The first time I stayed here I was filled with an overwhelming sense of peace and I let go of a breath I didn’t even know I was holding.

But who am I? I’m Tara, I’m a short, messy haired romantic and I discovered Simpson Cottage when I stayed here with my family. I'll never forget it, I fell madly in love -we all did. I imagined returning over and over again and thought how much I'd love to create a place where you feel like youre miles away, then I'll share it so other people so they can feel just like I did.

Ten years on and here we are, I still skip in the gate as I pinch myself and consider myself the luckiest person on earth with the best job in the world and I can't wait to share Simpson Cottage with you so you can escape and relax.





On November 5, 1863, George Simpson was granted 20 hectares of land (now Bonnie Vale) on the southern side of the Hacking River. Although not the first to be given a grant he was the first to establish a permanent settlement there. He built “a stone house, dairy, stockyards and a pig sty” which he left to his son William on his death on March 17, 1866. The value of these improvements was 150 pounds.




That ‘stone house’, now known as Simpson Cottage, was built with sandstone blocks chipped out by convicts. The signature marks are still visible today. Both George and William Simpson were market gardeners, but believing there was a market for people who wanted to come across from the other side of the river, William started to run a ferry from a wharf he built on the bank of the river below the cottage - ‘Simpson’s Wharf’ - to Turriell Point (now Burraneer Bay). This ferry ran from the 1880s until the 1920s.

William now had a cottage, a pig sty and a small income from the ferry. He then decided that the largely “European” visitors would like more of a feeling of home and introduced deer (originally paddocked but of course they escaped) and a number of deciduous trees. The deer are still a common problem in the National Park today.

Getting an early taste for the tourism dollar, Simpson built a large attic roofed hotel and was granted a liquor license in 1887. By the 1890’s the hotel was a local landmark and a very popular destination with honeymooners and families. The first school in Sutherland Shire was held in a room of the hotel - members of the Simpson family and a few other children were taught there.


The hotel license was terminated for a time during 1935 “for failing to comply with the licensing court” and the hotel eventually burnt down on July 29, 1955. The hotel site was purchased by the National Park Trust in 1947 and is now a National Parks Rangers hut.

Much has changed since one of the so-called fathers of the National Park built his cottage with the help of half a dozen convicts, around 150 years ago. But a tradition of family ownership continued. Simpson Cottage remained in the Simpson family until 2003 when the Corah family purchased the cottage from William Simpson’s great grand-daughter.

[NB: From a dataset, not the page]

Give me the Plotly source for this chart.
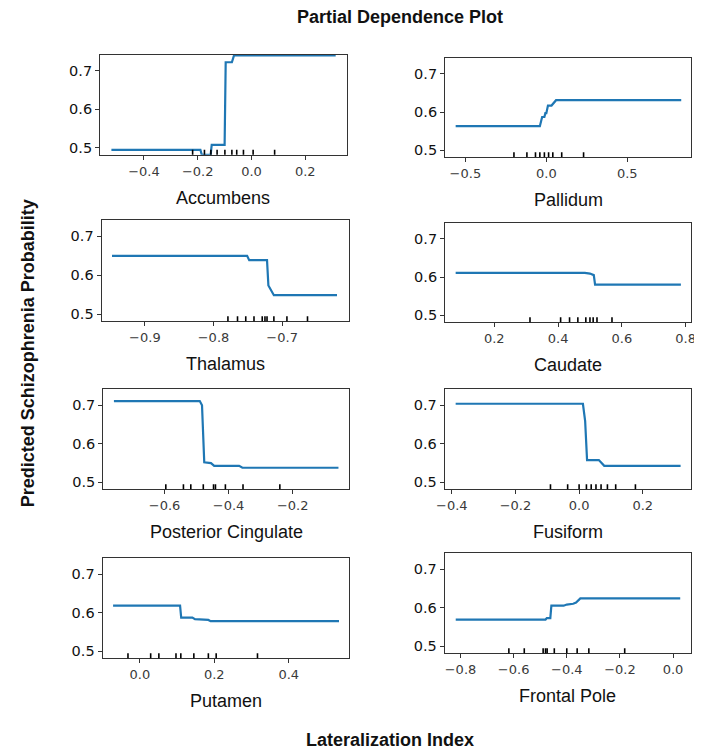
import plotly.graph_objects as go

# ---------------- data ----------------
features = ["Accumbens", "Pallidum", "Thalamus", "Caudate",
            "Posterior Cingulate", "Fusiform", "Putamen", "Frontal Pole"]

accumbens_x = [-0.521, -0.19, -0.185, -0.152, -0.148, -0.100, -0.096, -0.073, -0.065, 0.313]
accumbens_y = [0.495, 0.495, 0.482, 0.482, 0.508, 0.508, 0.722, 0.722, 0.740, 0.740]
accumbens_rug = [-0.219, -0.175, -0.151, -0.128, -0.099, -0.073, -0.055, -0.030, 0.006, 0.086]

pallidum_x = [-0.56, -0.04, -0.026, -0.012, -0.006, 0.0, 0.01, 0.032, 0.06, 0.833]
pallidum_y = [0.563, 0.563, 0.587, 0.587, 0.597, 0.597, 0.617, 0.617, 0.631, 0.631]
pallidum_rug = [-0.20, -0.12, -0.067, -0.04, -0.012, 0.014, 0.04, 0.095, 0.23]

thalamus_x = [-0.948, -0.751, -0.748, -0.722, -0.720, -0.712, -0.620]
thalamus_y = [0.650, 0.650, 0.639, 0.639, 0.574, 0.549, 0.549]
thalamus_rug = [-0.779, -0.765, -0.753, -0.741, -0.729, -0.725, -0.722, -0.712, -0.693, -0.663]

caudate_x = [0.079, 0.484, 0.50, 0.512, 0.516, 0.785]
caudate_y = [0.611, 0.611, 0.609, 0.605, 0.580, 0.580]
caudate_rug = [0.312, 0.408, 0.436, 0.462, 0.487, 0.50, 0.51, 0.522, 0.569]

postcing_x = [-0.758, -0.49, -0.483, -0.476, -0.455, -0.445, -0.367, -0.357, -0.057]
postcing_y = [0.711, 0.711, 0.700, 0.552, 0.550, 0.543, 0.543, 0.538, 0.538]
postcing_rug = [-0.596, -0.541, -0.518, -0.479, -0.447, -0.441, -0.41, -0.355, -0.24]

fusiform_x = [-0.388, 0.012, 0.019, 0.025, 0.062, 0.079, 0.319]
fusiform_y = [0.704, 0.704, 0.659, 0.558, 0.558, 0.543, 0.543]
fusiform_rug = [-0.09, -0.036, 0.0, 0.023, 0.038, 0.053, 0.069, 0.089, 0.115, 0.177]

putamen_x = [-0.072, 0.108, 0.111, 0.141, 0.148, 0.184, 0.19, 0.535]
putamen_y = [0.618, 0.618, 0.587, 0.587, 0.583, 0.581, 0.578, 0.578]
putamen_rug = [-0.032, 0.029, 0.051, 0.097, 0.11, 0.145, 0.184, 0.205, 0.316]

frontal_x = [-0.818, -0.48, -0.475, -0.462, -0.458, -0.412, -0.40, -0.376, -0.365, -0.349, 0.027]
frontal_y = [0.569, 0.569, 0.573, 0.573, 0.605, 0.605, 0.608, 0.610, 0.613, 0.624, 0.624]
frontal_rug = [-0.618, -0.56, -0.489, -0.48, -0.474, -0.447, -0.40, -0.361, -0.317, -0.182]

y_tick_vals = [0.5, 0.6, 0.7]

title_text = "Partial Dependence Plot"
y_title = "Predicted Schizophrenia Probability"
x_title = "Lateralization Index"

series_x = [accumbens_x, pallidum_x, thalamus_x, caudate_x,
            postcing_x, fusiform_x, putamen_x, frontal_x]
series_y = [accumbens_y, pallidum_y, thalamus_y, caudate_y,
            postcing_y, fusiform_y, putamen_y, frontal_y]
rugs = [accumbens_rug, pallidum_rug, thalamus_rug, caudate_rug,
        postcing_rug, fusiform_rug, putamen_rug, frontal_rug]

# ---------------- layout (pixel boxes, page coordinates) ----------------
OFF = 8  # default page body margin
W, H = 702 - OFF, 754 - OFF


def px(xp):
    return (xp - OFF) / W


def py(yp):
    return 1 - (yp - OFF) / H


boxes = [  # left, right, top, bottom in page px
    (92.7, 344.0, 55.0, 155.0),
    (444.3, 695.3, 58.3, 157.3),
    (94.3, 346.0, 220.7, 321.7),
    (444.3, 695.3, 223.3, 322.7),
    (96.0, 346.7, 390.0, 490.0),
    (444.0, 695.3, 390.0, 490.0),
    (95.3, 346.0, 559.0, 659.0),
    (444.0, 695.0, 554.0, 654.0),
]
x_ranges = [(-0.563, 0.354), (-0.625, 0.896), (-0.963, -0.603), (0.046, 0.818),
            (-0.791, -0.023), (-0.422, 0.353), (-0.10, 0.561), (-0.859, 0.068)]
x_dticks = [0.2, 0.5, 0.1, 0.2, 0.2, 0.2, 0.2, 0.2]
y_range = (0.482, 0.741)

LINE_BLUE = "#1f77b4"
AXIS_COL = "#333333"

fig = go.Figure()
shapes = []
annotations = []
layout_axes = {}

for i in range(8):
    n = "" if i == 0 else str(i + 1)
    xa, ya = "x" + n, "y" + n
    l, r, t, b = boxes[i]
    fig.add_trace(go.Scatter(x=series_x[i], y=series_y[i], mode="lines",
                             line=dict(color=LINE_BLUE, width=2.2),
                             xaxis=xa, yaxis=ya, showlegend=False,
                             hoverinfo="skip"))
    layout_axes["xaxis" + n] = dict(
        domain=[px(l), px(r)], anchor=ya, range=list(x_ranges[i]),
        dtick=x_dticks[i], tick0=0, tickformat=".1f",
        showline=True, mirror=True, linecolor=AXIS_COL, linewidth=1.2,
        ticks="outside", ticklen=4, tickwidth=1.2, tickcolor=AXIS_COL,
        showgrid=False, zeroline=False,
        tickfont=dict(family="DejaVu Sans", size=13, color="#3a3a3a"),
    )
    layout_axes["yaxis" + n] = dict(
        domain=[py(b), py(t)], anchor=xa, range=list(y_range),
        tickvals=y_tick_vals, tickformat=".1f",
        showline=True, mirror=True, linecolor=AXIS_COL, linewidth=1.2,
        ticks="outside", ticklen=4, tickwidth=1.2, tickcolor=AXIS_COL,
        showgrid=False, zeroline=False,
        tickfont=dict(family="DejaVu Sans", size=14.5, color="#111111"),
    )
    for v in rugs[i]:
        shapes.append(dict(type="line", xref=xa, yref=ya + " domain",
                           x0=v, x1=v, y0=0, y1=0.05,
                           line=dict(color="black", width=1.6)))
    annotations.append(dict(
        text=features[i], xref="paper", yref="paper",
        x=px((l + r) / 2), y=py(b + 43),
        xanchor="center", yanchor="middle", showarrow=False,
        font=dict(family="Liberation Sans", size=18, color="#111111")))

annotations.append(dict(text="<b>" + title_text + "</b>", xref="paper", yref="paper",
                        x=px(398), y=py(17), xanchor="center", yanchor="middle",
                        showarrow=False,
                        font=dict(family="Liberation Sans", size=18, color="#111111")))
annotations.append(dict(text="<b>" + x_title + "</b>", xref="paper", yref="paper",
                        x=px(388), y=py(741), xanchor="center", yanchor="middle",
                        showarrow=False,
                        font=dict(family="Liberation Sans", size=18, color="#111111")))
annotations.append(dict(text="<b>" + y_title + "</b>", xref="paper", yref="paper",
                        x=px(19), y=py(354), xanchor="center", yanchor="middle",
                        textangle=-90, showarrow=False,
                        font=dict(family="Liberation Sans", size=18, color="#111111")))

fig.update_layout(
    width=W, height=H,
    margin=dict(l=0, r=0, t=0, b=0),
    paper_bgcolor="white", plot_bgcolor="white",
    shapes=shapes, annotations=annotations,
    **layout_axes,
)

fig.write_html("out.html")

Although it had been empty for over 10 years, the old lady would be taken to the cottage to sit on the verandah and once again enjoy the view she had enjoyed all her life. And when you see the views for yourself you will understand her contentment.

Simpson Cottage has been completely and sensitively restored back to the state it would have been in when Simpson first built it (plus a few modern conveniences), with one important exception; an extension to house the beautiful modern bathroom and kitchen. Landscape architect Monique Corah has created a natural garden to complement the heritage ambience of the original cottage.

In 2009 the Larnach family rented the cottage for a weekend, fell in love with it and came back a year later to find it was for sale. They purchased the cottage in 2010 and continue to rent it out as a holiday home and, perhaps more importantly, enjoy the cottage with their family and friends.